[begin DATA]

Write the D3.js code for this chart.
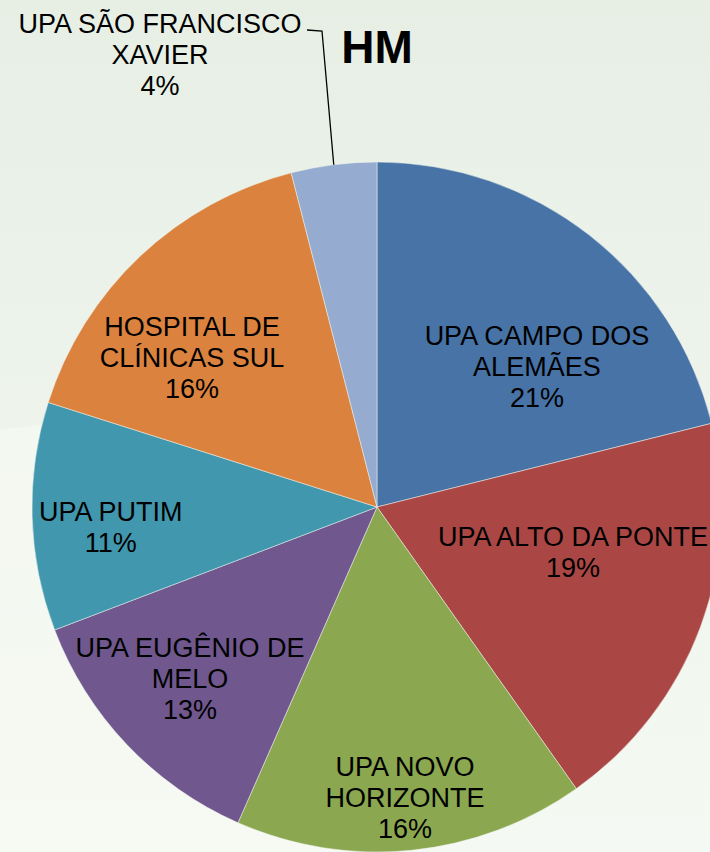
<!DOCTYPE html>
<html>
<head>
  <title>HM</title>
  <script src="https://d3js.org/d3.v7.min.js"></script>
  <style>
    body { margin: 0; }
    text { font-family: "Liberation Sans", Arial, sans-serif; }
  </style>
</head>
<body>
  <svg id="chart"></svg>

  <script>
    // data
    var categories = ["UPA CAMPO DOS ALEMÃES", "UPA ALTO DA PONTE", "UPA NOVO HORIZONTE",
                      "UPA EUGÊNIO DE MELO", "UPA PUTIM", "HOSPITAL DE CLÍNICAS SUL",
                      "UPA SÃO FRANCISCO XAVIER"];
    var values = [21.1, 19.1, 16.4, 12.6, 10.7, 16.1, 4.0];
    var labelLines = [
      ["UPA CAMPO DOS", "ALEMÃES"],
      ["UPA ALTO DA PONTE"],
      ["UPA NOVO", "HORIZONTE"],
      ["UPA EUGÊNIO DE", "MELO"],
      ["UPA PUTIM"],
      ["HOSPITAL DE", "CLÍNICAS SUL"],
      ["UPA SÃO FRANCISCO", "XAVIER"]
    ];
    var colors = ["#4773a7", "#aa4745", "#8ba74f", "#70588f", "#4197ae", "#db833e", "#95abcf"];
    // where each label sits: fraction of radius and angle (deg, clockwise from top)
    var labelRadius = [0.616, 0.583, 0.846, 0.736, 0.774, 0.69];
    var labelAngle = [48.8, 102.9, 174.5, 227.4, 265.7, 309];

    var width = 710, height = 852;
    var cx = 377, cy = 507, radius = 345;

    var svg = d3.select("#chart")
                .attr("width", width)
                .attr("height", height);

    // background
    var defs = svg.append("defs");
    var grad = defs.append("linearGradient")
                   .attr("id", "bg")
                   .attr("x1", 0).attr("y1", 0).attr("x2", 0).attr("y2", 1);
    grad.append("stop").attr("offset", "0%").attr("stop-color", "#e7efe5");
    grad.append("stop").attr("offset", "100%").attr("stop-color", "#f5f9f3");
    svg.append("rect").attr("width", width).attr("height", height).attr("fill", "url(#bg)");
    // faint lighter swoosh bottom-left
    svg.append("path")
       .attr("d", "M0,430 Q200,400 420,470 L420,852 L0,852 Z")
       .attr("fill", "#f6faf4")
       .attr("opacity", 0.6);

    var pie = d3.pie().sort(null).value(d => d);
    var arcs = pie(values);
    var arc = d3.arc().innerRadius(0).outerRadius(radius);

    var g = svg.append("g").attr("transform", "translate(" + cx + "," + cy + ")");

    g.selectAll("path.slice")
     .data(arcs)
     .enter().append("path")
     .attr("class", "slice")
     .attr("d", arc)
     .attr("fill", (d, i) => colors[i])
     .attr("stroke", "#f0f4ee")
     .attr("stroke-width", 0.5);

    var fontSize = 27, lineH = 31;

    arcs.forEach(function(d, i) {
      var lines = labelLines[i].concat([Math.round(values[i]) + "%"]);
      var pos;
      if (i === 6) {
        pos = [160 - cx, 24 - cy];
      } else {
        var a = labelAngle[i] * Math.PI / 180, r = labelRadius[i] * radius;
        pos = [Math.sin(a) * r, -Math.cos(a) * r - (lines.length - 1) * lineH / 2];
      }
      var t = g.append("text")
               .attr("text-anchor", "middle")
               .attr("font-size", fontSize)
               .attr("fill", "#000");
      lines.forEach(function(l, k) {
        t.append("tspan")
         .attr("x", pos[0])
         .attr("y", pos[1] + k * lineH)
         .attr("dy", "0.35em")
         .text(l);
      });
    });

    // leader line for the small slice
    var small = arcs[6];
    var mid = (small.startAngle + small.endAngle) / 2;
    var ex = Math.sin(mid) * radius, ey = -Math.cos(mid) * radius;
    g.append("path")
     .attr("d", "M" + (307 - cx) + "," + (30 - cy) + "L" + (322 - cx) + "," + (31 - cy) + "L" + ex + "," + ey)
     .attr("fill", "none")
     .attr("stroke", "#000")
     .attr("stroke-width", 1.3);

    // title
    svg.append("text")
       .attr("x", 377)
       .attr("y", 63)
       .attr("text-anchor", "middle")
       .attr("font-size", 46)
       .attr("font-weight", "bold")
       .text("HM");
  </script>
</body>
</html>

[end DATA]
[begin DATA]

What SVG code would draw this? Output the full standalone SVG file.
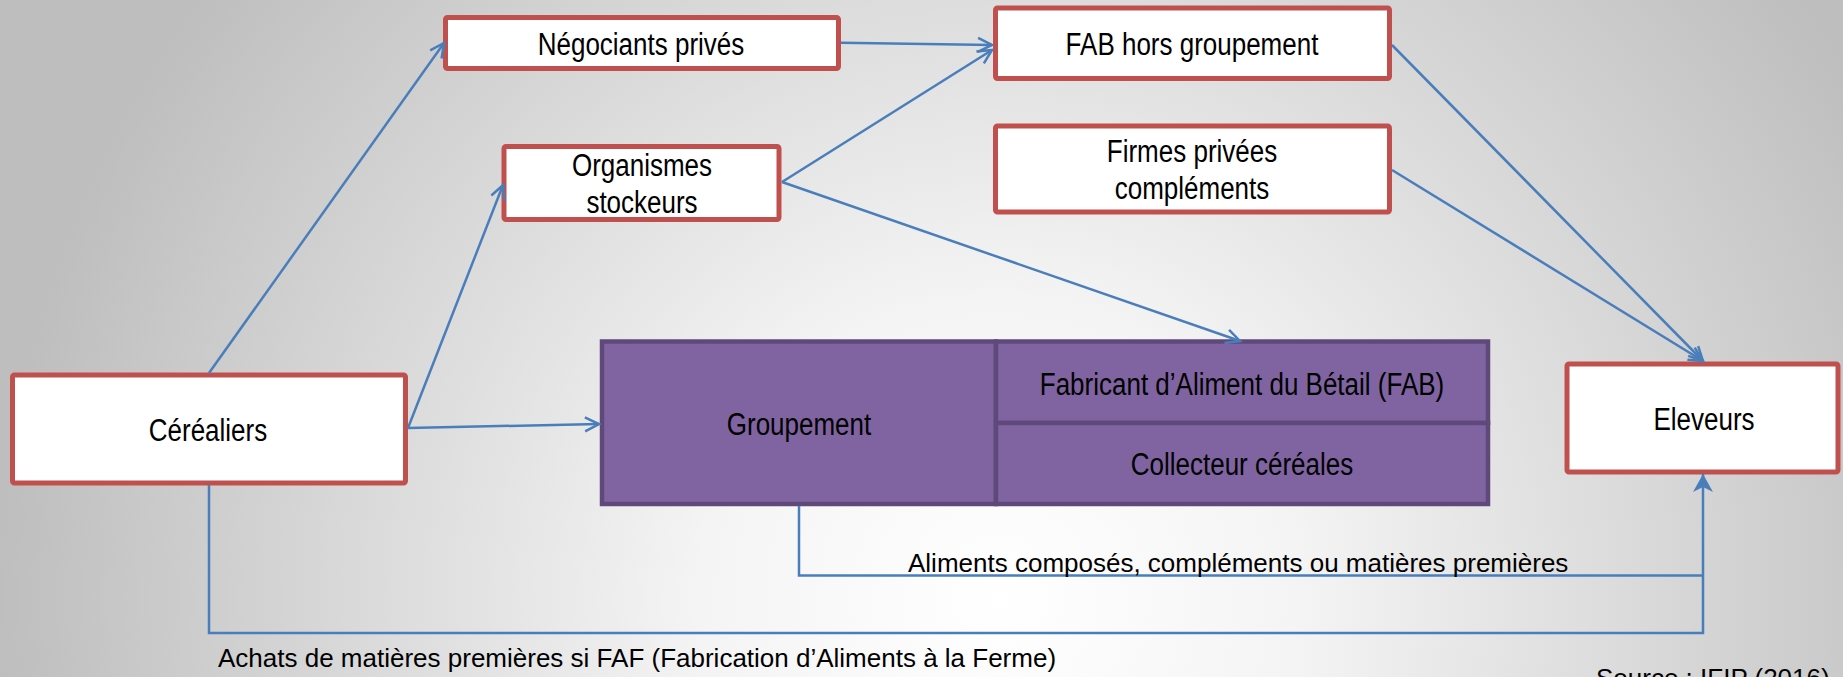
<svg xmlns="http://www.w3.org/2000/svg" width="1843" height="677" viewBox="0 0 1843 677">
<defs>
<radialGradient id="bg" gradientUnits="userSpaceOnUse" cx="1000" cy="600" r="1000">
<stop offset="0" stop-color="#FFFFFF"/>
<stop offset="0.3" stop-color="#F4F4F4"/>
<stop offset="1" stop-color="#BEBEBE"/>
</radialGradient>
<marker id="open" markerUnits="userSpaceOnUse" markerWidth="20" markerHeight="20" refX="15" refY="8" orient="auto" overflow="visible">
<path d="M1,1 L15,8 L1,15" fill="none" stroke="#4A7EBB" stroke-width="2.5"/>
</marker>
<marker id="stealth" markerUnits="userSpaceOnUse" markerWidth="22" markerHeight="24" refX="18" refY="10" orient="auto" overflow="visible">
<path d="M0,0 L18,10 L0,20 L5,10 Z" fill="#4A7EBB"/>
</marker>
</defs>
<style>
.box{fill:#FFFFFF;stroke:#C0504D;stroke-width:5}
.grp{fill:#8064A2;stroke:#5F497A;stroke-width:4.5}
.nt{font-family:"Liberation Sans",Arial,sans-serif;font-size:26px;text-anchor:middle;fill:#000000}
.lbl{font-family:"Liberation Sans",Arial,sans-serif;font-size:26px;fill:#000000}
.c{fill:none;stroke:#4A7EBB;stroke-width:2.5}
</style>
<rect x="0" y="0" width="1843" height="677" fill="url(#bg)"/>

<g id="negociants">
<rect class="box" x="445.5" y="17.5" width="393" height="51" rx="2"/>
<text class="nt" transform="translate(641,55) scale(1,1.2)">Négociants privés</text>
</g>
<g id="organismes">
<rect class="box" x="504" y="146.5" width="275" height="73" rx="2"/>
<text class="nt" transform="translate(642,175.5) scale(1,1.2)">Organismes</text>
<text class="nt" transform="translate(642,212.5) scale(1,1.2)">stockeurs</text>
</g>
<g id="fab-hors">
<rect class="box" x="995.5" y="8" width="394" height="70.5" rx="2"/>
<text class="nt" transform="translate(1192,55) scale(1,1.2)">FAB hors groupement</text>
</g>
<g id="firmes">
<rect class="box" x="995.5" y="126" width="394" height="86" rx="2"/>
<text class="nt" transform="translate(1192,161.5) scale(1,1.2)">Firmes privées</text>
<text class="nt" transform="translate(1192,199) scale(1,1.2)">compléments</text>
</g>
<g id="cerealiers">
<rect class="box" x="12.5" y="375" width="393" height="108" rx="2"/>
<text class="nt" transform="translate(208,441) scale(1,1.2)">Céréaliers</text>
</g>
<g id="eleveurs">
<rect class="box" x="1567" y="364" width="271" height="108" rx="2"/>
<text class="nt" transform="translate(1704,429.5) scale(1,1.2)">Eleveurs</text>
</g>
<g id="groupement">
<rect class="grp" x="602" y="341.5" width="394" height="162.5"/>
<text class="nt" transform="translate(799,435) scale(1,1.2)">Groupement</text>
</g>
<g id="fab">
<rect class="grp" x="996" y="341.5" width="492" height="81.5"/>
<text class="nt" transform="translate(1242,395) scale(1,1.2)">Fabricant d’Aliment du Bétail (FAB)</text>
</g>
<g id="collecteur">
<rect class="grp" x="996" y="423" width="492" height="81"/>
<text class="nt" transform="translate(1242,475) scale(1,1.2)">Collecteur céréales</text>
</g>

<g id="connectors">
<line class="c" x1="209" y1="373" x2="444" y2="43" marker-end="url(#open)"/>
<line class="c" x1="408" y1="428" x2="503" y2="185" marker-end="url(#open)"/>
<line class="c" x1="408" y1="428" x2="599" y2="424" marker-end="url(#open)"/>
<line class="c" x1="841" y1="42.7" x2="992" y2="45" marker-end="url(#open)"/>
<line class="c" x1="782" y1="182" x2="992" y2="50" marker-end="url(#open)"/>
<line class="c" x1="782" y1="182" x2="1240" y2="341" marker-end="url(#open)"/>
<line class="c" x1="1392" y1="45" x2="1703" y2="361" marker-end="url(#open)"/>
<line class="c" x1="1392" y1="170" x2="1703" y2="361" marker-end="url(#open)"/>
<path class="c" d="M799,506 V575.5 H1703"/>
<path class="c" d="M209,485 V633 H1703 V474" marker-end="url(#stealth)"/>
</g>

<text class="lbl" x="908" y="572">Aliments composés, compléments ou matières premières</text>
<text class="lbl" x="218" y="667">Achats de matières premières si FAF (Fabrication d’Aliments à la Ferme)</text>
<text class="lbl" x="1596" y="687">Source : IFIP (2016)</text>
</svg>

[end DATA]
[begin DATA]

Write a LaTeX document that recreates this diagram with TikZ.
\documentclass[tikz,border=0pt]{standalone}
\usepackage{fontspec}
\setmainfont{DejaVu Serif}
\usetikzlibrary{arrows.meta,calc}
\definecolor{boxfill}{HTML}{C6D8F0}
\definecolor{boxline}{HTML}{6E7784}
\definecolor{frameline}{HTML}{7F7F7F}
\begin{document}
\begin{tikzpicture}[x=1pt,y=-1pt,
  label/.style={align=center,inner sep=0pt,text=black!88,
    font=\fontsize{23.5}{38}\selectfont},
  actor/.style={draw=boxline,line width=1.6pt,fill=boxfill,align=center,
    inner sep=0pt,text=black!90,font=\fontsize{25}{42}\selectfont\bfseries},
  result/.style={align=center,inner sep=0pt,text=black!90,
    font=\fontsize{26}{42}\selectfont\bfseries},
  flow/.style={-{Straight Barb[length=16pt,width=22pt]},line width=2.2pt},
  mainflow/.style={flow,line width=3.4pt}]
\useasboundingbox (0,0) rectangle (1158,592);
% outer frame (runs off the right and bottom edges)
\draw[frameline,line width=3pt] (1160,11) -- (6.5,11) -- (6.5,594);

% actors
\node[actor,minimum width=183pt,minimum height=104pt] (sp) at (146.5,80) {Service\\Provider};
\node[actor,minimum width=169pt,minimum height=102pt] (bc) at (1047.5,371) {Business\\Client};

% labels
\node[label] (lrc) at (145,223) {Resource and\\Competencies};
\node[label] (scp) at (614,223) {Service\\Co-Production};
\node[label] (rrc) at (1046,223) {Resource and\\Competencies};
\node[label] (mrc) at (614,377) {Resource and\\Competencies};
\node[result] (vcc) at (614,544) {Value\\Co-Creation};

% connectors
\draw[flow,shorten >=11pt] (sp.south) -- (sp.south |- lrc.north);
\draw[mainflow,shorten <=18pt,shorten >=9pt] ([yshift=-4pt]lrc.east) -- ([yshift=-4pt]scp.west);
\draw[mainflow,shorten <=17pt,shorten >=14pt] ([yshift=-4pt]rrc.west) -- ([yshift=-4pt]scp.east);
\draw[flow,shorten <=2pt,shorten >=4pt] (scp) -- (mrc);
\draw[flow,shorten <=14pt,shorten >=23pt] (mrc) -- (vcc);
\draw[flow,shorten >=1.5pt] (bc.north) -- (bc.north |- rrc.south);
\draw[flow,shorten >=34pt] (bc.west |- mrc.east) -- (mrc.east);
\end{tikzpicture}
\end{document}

[end DATA]

> [WHAT THE EXERCISE ASKS]
Determine how many lines of the records above contain the word "code", and report only that number.

> [EXERCISE SOLUTION]
2